Data —
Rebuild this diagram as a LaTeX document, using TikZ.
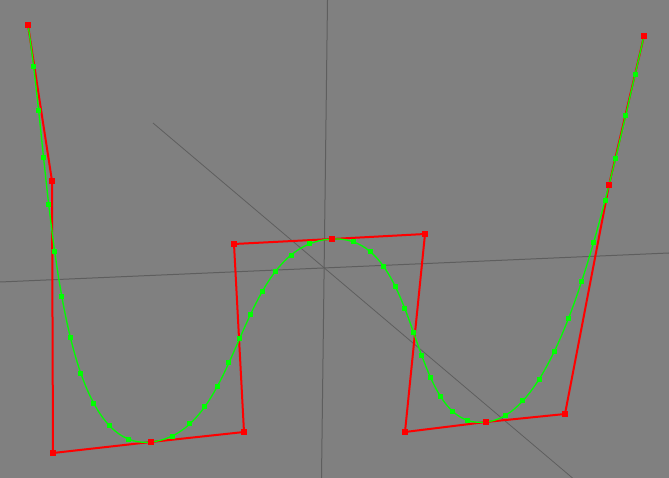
\documentclass[tikz,border=0pt]{standalone}
\usepackage{xcolor}
\usepackage{tikz}
\definecolor{bg}{HTML}{808080}
\definecolor{axisgray}{HTML}{5E5E5E}
\definecolor{ctrl}{HTML}{FF0000}
\definecolor{crv}{HTML}{00FF00}

\begin{document}
\begin{tikzpicture}[
  x=1pt,y=-1pt,
  axisline/.style={draw=axisgray,line width=1pt},
  ctrlline/.style={draw=ctrl,line width=2pt,line join=miter},
  curveline/.style={draw=crv,line width=1.3pt},
  ctrlpt/.style={fill=ctrl,draw=none,inner sep=0pt,minimum size=6pt},
  curvept/.style={fill=crv,draw=none,inner sep=0pt,minimum size=5pt}
]
\fill[bg] (0,0) rectangle (669,478);
\useasboundingbox (0,0) rectangle (669,478);

% axes
\coordinate (xa) at (0,282);
\coordinate (xb) at (669,253);
\coordinate (ya) at (327.5,0);
\coordinate (yb) at (321.5,478);
\coordinate (za) at (153,123);
\coordinate (zb) at (572.5,478);
\draw[axisline] (xa) -- (xb);
\draw[axisline] (ya) -- (yb);
\draw[axisline,line width=0.8pt] (za) -- (zb);

% control points
\foreach \n/\x/\y in {0/28/25,1/52/181,2/53/453,3/151/442,4/244/432,5/234/244,
  6/332/239,7/425/234,8/405/432,9/486/422,10/565/414,11/609/185,12/644/36}
  \coordinate (p\n) at (\x,\y);

% control polygon
\draw[ctrlline] (p0) \foreach \n in {1,...,12}{ -- (p\n)};

% composite Bezier curve
\draw[curveline] (p0) .. controls (p1) and (p2) .. (p3)
  .. controls (p4) and (p5) .. (p6)
  .. controls (p7) and (p8) .. (p9)
  .. controls (p10) and (p11) .. (p12);

% samples on each segment
\foreach \k in {0,...,3}
  \foreach \t in {0,...,11} {
    \pgfmathtruncatemacro\ia{3*\k}
    \pgfmathtruncatemacro\ib{3*\k+1}
    \pgfmathtruncatemacro\ic{3*\k+2}
    \pgfmathtruncatemacro\id{3*\k+3}
    \pgfmathsetmacro\tp{\t/12}
    \path (p\ia) .. controls (p\ib) and (p\ic) .. (p\id)
      node[curvept,pos=\tp] (s\k-\t) {};
  }

% control point markers
\foreach \n in {0,...,12}
  \node[ctrlpt] (c\n) at (p\n) {};
\end{tikzpicture}
\end{document}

Task prompt —
The data above should be repeated exactly, minus any pictures.

Expected answer —
Rebuild this diagram as a LaTeX document, using TikZ.
\documentclass[tikz,border=0pt]{standalone}
\usepackage{xcolor}
\usepackage{tikz}
\definecolor{bg}{HTML}{808080}
\definecolor{axisgray}{HTML}{5E5E5E}
\definecolor{ctrl}{HTML}{FF0000}
\definecolor{crv}{HTML}{00FF00}

\begin{document}
\begin{tikzpicture}[
  x=1pt,y=-1pt,
  axisline/.style={draw=axisgray,line width=1pt},
  ctrlline/.style={draw=ctrl,line width=2pt,line join=miter},
  curveline/.style={draw=crv,line width=1.3pt},
  ctrlpt/.style={fill=ctrl,draw=none,inner sep=0pt,minimum size=6pt},
  curvept/.style={fill=crv,draw=none,inner sep=0pt,minimum size=5pt}
]
\fill[bg] (0,0) rectangle (669,478);
\useasboundingbox (0,0) rectangle (669,478);

% axes
\coordinate (xa) at (0,282);
\coordinate (xb) at (669,253);
\coordinate (ya) at (327.5,0);
\coordinate (yb) at (321.5,478);
\coordinate (za) at (153,123);
\coordinate (zb) at (572.5,478);
\draw[axisline] (xa) -- (xb);
\draw[axisline] (ya) -- (yb);
\draw[axisline,line width=0.8pt] (za) -- (zb);

% control points
\foreach \n/\x/\y in {0/28/25,1/52/181,2/53/453,3/151/442,4/244/432,5/234/244,
  6/332/239,7/425/234,8/405/432,9/486/422,10/565/414,11/609/185,12/644/36}
  \coordinate (p\n) at (\x,\y);

% control polygon
\draw[ctrlline] (p0) \foreach \n in {1,...,12}{ -- (p\n)};

% composite Bezier curve
\draw[curveline] (p0) .. controls (p1) and (p2) .. (p3)
  .. controls (p4) and (p5) .. (p6)
  .. controls (p7) and (p8) .. (p9)
  .. controls (p10) and (p11) .. (p12);

% samples on each segment
\foreach \k in {0,...,3}
  \foreach \t in {0,...,11} {
    \pgfmathtruncatemacro\ia{3*\k}
    \pgfmathtruncatemacro\ib{3*\k+1}
    \pgfmathtruncatemacro\ic{3*\k+2}
    \pgfmathtruncatemacro\id{3*\k+3}
    \pgfmathsetmacro\tp{\t/12}
    \path (p\ia) .. controls (p\ib) and (p\ic) .. (p\id)
      node[curvept,pos=\tp] (s\k-\t) {};
  }

% control point markers
\foreach \n in {0,...,12}
  \node[ctrlpt] (c\n) at (p\n) {};
\end{tikzpicture}
\end{document}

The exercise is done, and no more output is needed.